■ WHAT THE EXERCISE ASKS
Omit pictures and quote the listing below line by line, from its start through the line that holds "60000, 70000, 80000];".

═════ DATASET CONTENT

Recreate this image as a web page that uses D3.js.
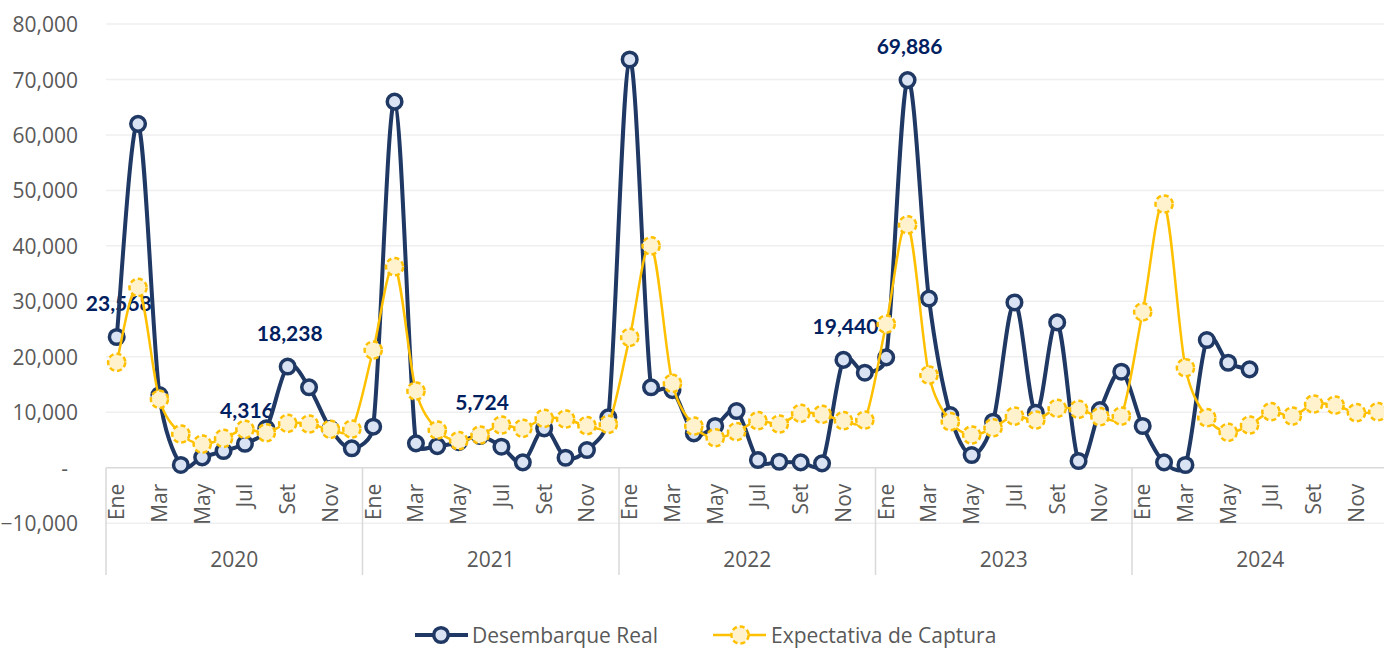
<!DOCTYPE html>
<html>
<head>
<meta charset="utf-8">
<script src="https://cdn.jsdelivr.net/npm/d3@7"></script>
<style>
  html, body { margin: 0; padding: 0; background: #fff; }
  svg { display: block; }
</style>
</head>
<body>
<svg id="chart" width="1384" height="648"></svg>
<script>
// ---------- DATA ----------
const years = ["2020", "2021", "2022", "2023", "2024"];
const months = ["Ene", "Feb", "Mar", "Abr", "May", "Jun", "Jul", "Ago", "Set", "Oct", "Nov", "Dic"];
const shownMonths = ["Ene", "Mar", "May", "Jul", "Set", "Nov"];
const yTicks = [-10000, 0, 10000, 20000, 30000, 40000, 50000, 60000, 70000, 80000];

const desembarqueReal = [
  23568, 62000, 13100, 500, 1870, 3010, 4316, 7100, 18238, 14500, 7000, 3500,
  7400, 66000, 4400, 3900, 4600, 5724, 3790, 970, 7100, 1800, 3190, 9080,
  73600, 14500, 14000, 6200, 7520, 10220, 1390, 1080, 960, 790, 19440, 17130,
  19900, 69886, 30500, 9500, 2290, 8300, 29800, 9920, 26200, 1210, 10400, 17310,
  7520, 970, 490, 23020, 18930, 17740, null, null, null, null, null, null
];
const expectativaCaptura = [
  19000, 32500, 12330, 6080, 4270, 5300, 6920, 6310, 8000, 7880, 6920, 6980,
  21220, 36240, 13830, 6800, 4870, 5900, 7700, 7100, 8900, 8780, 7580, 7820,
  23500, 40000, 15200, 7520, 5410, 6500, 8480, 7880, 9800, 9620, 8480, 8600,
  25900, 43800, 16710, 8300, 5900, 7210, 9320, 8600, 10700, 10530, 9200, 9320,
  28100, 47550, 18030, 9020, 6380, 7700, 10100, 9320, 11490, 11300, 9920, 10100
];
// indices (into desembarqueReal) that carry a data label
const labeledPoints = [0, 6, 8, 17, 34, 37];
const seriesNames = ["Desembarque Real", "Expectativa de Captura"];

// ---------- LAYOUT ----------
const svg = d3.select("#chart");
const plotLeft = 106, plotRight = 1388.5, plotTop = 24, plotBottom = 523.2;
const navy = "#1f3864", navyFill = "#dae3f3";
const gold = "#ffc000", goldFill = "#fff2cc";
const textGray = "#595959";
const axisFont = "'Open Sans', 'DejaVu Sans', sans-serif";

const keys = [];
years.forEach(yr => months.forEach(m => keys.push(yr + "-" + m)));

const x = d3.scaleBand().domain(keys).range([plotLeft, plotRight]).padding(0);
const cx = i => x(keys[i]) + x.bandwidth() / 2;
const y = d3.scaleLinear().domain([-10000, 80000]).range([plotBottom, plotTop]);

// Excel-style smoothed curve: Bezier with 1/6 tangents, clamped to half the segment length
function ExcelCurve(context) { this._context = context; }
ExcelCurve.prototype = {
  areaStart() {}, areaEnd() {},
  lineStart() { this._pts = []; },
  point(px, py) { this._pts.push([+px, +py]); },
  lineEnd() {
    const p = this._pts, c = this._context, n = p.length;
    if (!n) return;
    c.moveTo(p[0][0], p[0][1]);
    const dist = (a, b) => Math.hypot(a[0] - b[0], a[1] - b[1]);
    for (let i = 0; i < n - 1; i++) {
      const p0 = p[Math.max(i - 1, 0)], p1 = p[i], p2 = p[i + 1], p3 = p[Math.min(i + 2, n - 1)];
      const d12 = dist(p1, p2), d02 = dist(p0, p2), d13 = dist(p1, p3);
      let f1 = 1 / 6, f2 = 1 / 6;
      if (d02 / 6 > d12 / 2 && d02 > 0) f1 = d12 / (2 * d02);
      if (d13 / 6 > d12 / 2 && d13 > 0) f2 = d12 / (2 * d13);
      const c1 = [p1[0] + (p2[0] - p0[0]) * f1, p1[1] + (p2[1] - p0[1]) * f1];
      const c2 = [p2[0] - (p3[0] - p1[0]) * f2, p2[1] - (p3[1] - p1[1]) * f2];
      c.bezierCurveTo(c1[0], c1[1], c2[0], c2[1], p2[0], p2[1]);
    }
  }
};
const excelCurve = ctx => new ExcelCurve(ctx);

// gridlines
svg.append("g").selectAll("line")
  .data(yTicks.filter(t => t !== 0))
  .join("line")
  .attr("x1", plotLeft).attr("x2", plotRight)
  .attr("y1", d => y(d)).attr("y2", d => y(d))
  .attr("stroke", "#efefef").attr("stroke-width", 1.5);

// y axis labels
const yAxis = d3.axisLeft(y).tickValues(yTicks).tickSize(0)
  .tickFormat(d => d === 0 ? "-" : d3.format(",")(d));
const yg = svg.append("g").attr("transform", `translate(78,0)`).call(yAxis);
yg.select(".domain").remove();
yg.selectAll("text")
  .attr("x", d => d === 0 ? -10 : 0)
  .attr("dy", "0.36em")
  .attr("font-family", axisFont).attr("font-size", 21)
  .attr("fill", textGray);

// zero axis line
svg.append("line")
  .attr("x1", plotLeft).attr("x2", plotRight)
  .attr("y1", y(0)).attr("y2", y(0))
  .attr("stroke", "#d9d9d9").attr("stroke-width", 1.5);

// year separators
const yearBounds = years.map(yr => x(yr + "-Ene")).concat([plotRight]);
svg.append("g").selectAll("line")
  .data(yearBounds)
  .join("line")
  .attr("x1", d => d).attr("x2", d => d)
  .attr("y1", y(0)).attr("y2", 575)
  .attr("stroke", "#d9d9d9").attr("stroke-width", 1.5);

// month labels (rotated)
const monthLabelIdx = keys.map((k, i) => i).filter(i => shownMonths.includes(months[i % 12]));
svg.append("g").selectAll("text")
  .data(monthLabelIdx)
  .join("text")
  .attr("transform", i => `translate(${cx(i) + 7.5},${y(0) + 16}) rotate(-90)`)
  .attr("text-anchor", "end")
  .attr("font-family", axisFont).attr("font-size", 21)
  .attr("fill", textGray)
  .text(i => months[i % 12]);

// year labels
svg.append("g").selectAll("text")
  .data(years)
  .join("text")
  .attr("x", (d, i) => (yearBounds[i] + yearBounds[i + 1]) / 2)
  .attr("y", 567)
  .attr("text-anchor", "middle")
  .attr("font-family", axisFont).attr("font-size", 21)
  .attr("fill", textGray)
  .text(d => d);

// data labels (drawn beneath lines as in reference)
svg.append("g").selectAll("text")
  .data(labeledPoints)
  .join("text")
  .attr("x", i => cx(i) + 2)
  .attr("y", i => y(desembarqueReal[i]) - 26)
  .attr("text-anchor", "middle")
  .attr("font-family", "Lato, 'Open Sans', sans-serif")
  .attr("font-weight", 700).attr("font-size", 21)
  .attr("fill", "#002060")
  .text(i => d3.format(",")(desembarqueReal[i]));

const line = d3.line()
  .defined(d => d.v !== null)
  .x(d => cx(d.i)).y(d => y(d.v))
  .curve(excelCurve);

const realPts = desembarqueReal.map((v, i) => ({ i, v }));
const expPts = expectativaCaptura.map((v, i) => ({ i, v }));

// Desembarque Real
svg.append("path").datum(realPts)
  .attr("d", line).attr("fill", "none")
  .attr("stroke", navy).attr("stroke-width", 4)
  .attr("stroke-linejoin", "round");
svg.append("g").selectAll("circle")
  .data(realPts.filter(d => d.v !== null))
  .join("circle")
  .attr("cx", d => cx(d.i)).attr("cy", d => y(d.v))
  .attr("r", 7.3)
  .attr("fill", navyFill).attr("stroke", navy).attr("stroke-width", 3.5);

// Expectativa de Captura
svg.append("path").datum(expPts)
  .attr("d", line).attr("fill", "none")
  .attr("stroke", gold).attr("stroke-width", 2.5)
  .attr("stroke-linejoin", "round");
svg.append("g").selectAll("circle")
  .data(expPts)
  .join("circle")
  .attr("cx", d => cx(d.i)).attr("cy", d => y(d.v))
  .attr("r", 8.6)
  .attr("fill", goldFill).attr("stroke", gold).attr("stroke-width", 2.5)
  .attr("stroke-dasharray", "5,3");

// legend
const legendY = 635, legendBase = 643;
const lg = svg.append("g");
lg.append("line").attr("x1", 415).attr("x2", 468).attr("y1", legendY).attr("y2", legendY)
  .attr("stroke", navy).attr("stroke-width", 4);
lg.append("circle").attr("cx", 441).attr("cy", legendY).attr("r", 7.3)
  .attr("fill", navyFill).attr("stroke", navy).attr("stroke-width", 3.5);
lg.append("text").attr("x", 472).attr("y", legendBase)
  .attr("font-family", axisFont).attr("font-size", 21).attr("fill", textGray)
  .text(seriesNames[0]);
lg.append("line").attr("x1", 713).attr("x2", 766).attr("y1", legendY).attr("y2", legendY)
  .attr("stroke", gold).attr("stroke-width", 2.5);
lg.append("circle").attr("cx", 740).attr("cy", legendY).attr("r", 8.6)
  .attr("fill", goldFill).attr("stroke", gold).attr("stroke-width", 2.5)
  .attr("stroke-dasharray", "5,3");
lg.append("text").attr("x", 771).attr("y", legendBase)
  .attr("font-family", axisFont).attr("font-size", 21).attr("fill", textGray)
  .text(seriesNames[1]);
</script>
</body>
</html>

══════════

■ THE OUTPUT
Recreate this image as a web page that uses D3.js.
<!DOCTYPE html>
<html>
<head>
<meta charset="utf-8">
<script src="https://cdn.jsdelivr.net/npm/d3@7"></script>
<style>
  html, body { margin: 0; padding: 0; background: #fff; }
  svg { display: block; }
</style>
</head>
<body>
<svg id="chart" width="1384" height="648"></svg>
<script>
// ---------- DATA ----------
const years = ["2020", "2021", "2022", "2023", "2024"];
const months = ["Ene", "Feb", "Mar", "Abr", "May", "Jun", "Jul", "Ago", "Set", "Oct", "Nov", "Dic"];
const shownMonths = ["Ene", "Mar", "May", "Jul", "Set", "Nov"];
const yTicks = [-10000, 0, 10000, 20000, 30000, 40000, 50000, 60000, 70000, 80000];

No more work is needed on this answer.